We now distinguish two cases, namely \(9x-6>0\) and \(9x-6<0\).
In both cases we multiply the inequality on both sides by \(9x-6\) because we then get a linear inequality, for which we know there is a solution method.

Suppose \(9x-6>0\), i.e. \(x> {{2}\over{3}}\). Then we get \(9<7(9x-6)\).
When we move everything with \(x\) to the left and all constant terms to the right, we get \(-63x<-51\).
Then, dvision by the coefficient of \(x\)gives \(x > {{17}\over{21}}\).
So we have the following system of inequalities: \(x> {{2}\over{3}}\,\wedge\; x > {{17}\over{21}}\)
and this simplifies to \(x\gt{{17}\over{21}}\).
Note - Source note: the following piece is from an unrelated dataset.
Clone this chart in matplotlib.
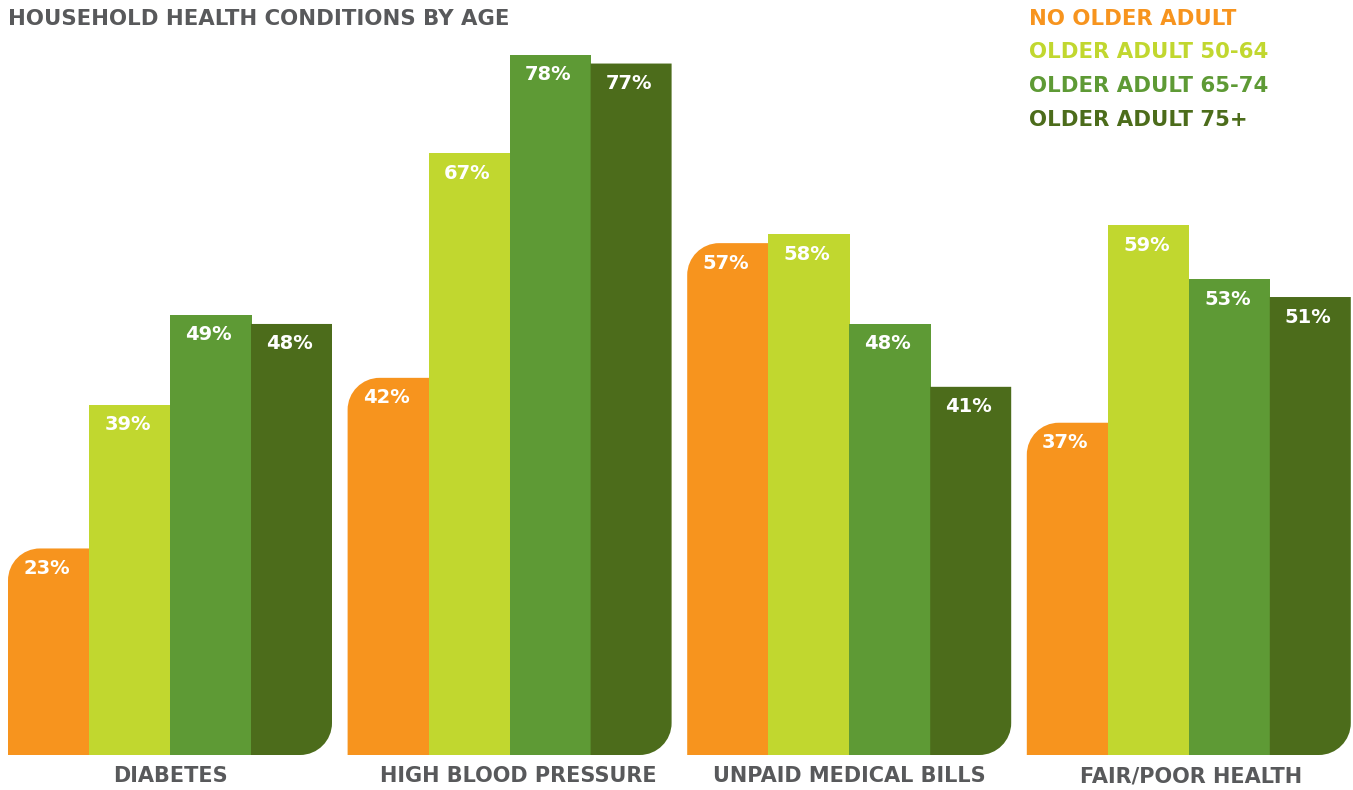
import matplotlib
matplotlib.use("Agg")
import matplotlib.pyplot as plt
from matplotlib.path import Path
from matplotlib.patches import PathPatch

categories = ["DIABETES", "HIGH BLOOD PRESSURE", "UNPAID MEDICAL BILLS", "FAIR/POOR HEALTH"]
series = ["NO OLDER ADULT", "OLDER ADULT 50-64", "OLDER ADULT 65-74", "OLDER ADULT 75+"]
no_older = [23, 42, 57, 37]
older_50_64 = [39, 67, 58, 59]
older_65_74 = [49, 78, 48, 53]
older_75 = [48, 77, 41, 51]
values = [no_older, older_50_64, older_65_74, older_75]
colors = ["#F7941E", "#C1D72F", "#5E9A35", "#4C6C1B"]
title = "HOUSEHOLD HEALTH CONDITIONS BY AGE"

W, H = 1353, 790
PX = 8.98          # pixels per percentage point
BASE = 755         # baseline pixel row
fig = plt.figure(figsize=(W / 100, H / 100), dpi=100)
ax = fig.add_axes([0, 0, 1, 1])
ax.set_xlim(0, W)
ax.set_ylim(-(H - BASE) / PX, BASE / PX)
ax.axis("off")

font = "DejaVu Sans"
gray = "#58595B"
bar_w = 81
group_start = 8
group_step = 339.6
label_dx = [0, 9, 0, 2]
r_px = 32
rx, ry = r_px, r_px / PX
k = 0.5523


def bar_path(x0, x1, y0, y1, round_tl, round_br):
    verts, codes = [(x0, y0)], [Path.MOVETO]
    if round_br:
        verts += [(x1 - rx, y0), (x1 - rx + k * rx, y0), (x1, y0 + ry - k * ry), (x1, y0 + ry)]
        codes += [Path.LINETO, Path.CURVE4, Path.CURVE4, Path.CURVE4]
    else:
        verts.append((x1, y0)); codes.append(Path.LINETO)
    verts.append((x1, y1)); codes.append(Path.LINETO)
    if round_tl:
        verts += [(x0 + rx, y1), (x0 + rx - k * rx, y1), (x0, y1 - ry + k * ry), (x0, y1 - ry)]
        codes += [Path.LINETO, Path.CURVE4, Path.CURVE4, Path.CURVE4]
    else:
        verts.append((x0, y1)); codes.append(Path.LINETO)
    verts.append((x0, y0)); codes.append(Path.CLOSEPOLY)
    return Path(verts, codes)


for g, cat in enumerate(categories):
    gx = group_start + g * group_step
    for s in range(len(series)):
        v = values[s][g]
        x0 = gx + s * bar_w
        x1 = x0 + bar_w
        p = bar_path(x0, x1 + (0.6 if s < 3 else 0), 0, v, s == 0, s == 3)
        ax.add_patch(PathPatch(p, facecolor=colors[s], edgecolor="none", lw=0))
        ax.text(x0 + bar_w / 2 - 2, v - 20 / PX, f"{v}%", color="white",
                fontsize=14, fontweight="bold", family=font, ha="center", va="center")
    ax.text(gx + 2 * bar_w + label_dx[g], -(776 - BASE) / PX, cat, color=gray, fontsize=15,
            fontweight="bold", family=font, ha="center", va="center")

fig.text(8 / W, 1 - 19 / H, title, color=gray, fontsize=15.3, fontweight="bold",
         family=font, ha="left", va="center")
for i, name in enumerate(series):
    fig.text(1029 / W, 1 - (19 + i * 33.5) / H, name, color=colors[i], fontsize=15.3,
             fontweight="bold", family=font, ha="left", va="center")

fig.savefig("out.png", dpi=100, facecolor="white")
Suppose \(9x-6<0\), i.e. \(x< {{2}\over{3}}\). Then we get \(9>7(9x-6)\).
When we move everything with \(x\) to the left and all constant terms to the right, we get \(-63x>-51\).
Then, division by the coefficient of \(x\) gives \(x < {{17}\over{21}}\).
So we have the following system of inequalities: \(x< {{2}\over{3}}\,\wedge\; x < {{17}\over{21}}\)
and this simplifies to \(x\lt {{2}\over{3}}\).

The solution of the original inequality is \(x\lt {{2}\over{3}}\;\vee\;x\gt{{17}\over{21}}\).